Collected material.

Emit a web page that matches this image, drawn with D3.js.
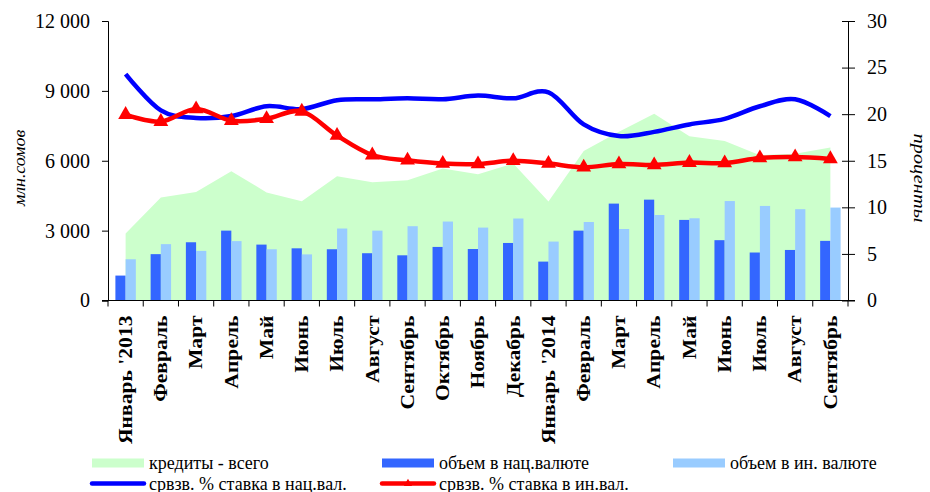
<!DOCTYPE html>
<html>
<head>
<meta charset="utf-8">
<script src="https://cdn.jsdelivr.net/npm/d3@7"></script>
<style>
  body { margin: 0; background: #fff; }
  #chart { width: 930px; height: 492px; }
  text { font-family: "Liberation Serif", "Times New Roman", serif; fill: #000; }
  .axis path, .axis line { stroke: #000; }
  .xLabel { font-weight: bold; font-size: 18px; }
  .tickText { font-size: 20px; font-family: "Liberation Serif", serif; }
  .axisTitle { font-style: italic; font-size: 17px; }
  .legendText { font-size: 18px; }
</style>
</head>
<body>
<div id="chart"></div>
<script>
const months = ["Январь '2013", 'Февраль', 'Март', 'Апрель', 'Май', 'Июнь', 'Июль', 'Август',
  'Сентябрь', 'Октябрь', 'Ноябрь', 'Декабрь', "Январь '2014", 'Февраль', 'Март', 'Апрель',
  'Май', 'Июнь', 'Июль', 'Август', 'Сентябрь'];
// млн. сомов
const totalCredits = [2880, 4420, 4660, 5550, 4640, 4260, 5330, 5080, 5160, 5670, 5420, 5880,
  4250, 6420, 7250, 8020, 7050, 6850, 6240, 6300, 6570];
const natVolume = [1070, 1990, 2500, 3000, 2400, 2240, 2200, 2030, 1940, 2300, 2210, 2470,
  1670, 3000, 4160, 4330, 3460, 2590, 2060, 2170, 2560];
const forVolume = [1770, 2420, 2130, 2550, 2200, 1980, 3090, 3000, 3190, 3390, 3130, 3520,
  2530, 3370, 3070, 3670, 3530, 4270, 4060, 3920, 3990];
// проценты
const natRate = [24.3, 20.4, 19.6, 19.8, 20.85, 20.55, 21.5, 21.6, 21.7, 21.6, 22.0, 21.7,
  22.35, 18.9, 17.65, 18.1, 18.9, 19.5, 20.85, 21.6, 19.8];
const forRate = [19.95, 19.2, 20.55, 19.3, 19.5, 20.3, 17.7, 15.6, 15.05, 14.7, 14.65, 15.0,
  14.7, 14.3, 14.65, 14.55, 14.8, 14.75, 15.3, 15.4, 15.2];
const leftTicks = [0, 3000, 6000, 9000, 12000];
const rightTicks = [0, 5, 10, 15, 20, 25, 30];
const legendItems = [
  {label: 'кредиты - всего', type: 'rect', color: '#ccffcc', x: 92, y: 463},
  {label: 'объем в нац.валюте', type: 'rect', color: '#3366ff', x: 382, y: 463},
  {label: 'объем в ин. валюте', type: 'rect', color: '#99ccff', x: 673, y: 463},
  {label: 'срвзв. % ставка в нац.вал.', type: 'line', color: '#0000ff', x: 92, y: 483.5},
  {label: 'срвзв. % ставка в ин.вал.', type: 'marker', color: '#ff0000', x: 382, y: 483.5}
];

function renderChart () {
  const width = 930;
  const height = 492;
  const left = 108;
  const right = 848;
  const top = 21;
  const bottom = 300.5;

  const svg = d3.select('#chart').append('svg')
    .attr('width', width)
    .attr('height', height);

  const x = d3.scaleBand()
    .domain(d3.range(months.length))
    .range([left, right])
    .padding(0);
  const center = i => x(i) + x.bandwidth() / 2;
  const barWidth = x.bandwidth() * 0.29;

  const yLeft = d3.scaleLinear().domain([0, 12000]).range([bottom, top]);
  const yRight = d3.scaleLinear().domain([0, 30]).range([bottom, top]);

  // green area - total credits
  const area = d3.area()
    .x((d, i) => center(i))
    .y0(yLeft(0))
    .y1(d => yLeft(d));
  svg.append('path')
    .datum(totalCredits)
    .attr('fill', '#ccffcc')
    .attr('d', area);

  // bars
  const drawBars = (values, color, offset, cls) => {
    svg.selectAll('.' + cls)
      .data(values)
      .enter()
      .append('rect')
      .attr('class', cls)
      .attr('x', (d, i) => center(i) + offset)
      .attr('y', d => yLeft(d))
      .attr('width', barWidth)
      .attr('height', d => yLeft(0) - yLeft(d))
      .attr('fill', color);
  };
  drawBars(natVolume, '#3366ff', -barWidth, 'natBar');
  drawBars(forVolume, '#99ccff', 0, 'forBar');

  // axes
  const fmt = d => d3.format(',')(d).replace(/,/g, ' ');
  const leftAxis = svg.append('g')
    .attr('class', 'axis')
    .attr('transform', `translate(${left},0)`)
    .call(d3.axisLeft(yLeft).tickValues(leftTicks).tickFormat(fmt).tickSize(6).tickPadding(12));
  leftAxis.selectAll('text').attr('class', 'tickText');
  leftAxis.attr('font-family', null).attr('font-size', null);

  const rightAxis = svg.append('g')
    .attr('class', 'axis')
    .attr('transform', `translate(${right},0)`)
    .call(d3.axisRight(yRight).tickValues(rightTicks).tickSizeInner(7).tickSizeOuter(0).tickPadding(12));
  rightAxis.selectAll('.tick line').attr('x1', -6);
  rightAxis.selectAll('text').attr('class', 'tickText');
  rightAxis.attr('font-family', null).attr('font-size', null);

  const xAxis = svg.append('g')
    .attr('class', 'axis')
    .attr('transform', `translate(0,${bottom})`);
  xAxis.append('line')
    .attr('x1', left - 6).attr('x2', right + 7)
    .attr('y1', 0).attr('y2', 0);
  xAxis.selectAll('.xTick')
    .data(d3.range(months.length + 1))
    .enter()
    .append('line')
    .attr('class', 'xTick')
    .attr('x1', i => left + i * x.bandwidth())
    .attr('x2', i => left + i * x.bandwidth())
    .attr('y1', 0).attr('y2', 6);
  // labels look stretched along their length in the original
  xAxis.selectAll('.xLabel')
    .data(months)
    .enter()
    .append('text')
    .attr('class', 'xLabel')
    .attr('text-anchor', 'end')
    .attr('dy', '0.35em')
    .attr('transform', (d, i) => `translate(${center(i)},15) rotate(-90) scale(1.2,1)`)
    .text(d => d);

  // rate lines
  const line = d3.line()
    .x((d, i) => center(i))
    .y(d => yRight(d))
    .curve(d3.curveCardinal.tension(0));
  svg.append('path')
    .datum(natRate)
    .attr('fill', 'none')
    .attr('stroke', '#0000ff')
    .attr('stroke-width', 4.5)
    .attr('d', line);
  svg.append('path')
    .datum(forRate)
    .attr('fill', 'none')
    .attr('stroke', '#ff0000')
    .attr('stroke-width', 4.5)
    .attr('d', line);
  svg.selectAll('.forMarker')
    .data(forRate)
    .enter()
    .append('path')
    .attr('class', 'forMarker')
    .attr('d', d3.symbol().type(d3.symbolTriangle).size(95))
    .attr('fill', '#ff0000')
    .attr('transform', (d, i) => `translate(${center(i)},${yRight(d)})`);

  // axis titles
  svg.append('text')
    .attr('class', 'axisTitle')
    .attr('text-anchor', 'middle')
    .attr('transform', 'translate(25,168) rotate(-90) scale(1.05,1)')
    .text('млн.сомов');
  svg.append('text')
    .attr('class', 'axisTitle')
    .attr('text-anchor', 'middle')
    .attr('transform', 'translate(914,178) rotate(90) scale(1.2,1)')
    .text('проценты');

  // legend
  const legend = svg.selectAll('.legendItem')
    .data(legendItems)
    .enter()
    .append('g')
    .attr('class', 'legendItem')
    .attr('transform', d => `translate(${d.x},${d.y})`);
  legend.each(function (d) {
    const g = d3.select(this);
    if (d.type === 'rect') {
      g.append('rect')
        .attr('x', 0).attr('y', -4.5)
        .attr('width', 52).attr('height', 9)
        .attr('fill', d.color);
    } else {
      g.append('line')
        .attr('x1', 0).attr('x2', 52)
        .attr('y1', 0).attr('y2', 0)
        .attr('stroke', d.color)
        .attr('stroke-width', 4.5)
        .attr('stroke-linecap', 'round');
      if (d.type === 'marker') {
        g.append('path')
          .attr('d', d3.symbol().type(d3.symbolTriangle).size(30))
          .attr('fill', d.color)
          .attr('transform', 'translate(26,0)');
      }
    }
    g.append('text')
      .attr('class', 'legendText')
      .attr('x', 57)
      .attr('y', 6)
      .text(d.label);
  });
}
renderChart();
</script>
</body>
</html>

Work to do. Go through the data above and find the lines with the word "this". Copy each of those lines.

Answer for the task.
Emit a web page that matches this image, drawn with D3.js.
    const g = d3.select(this);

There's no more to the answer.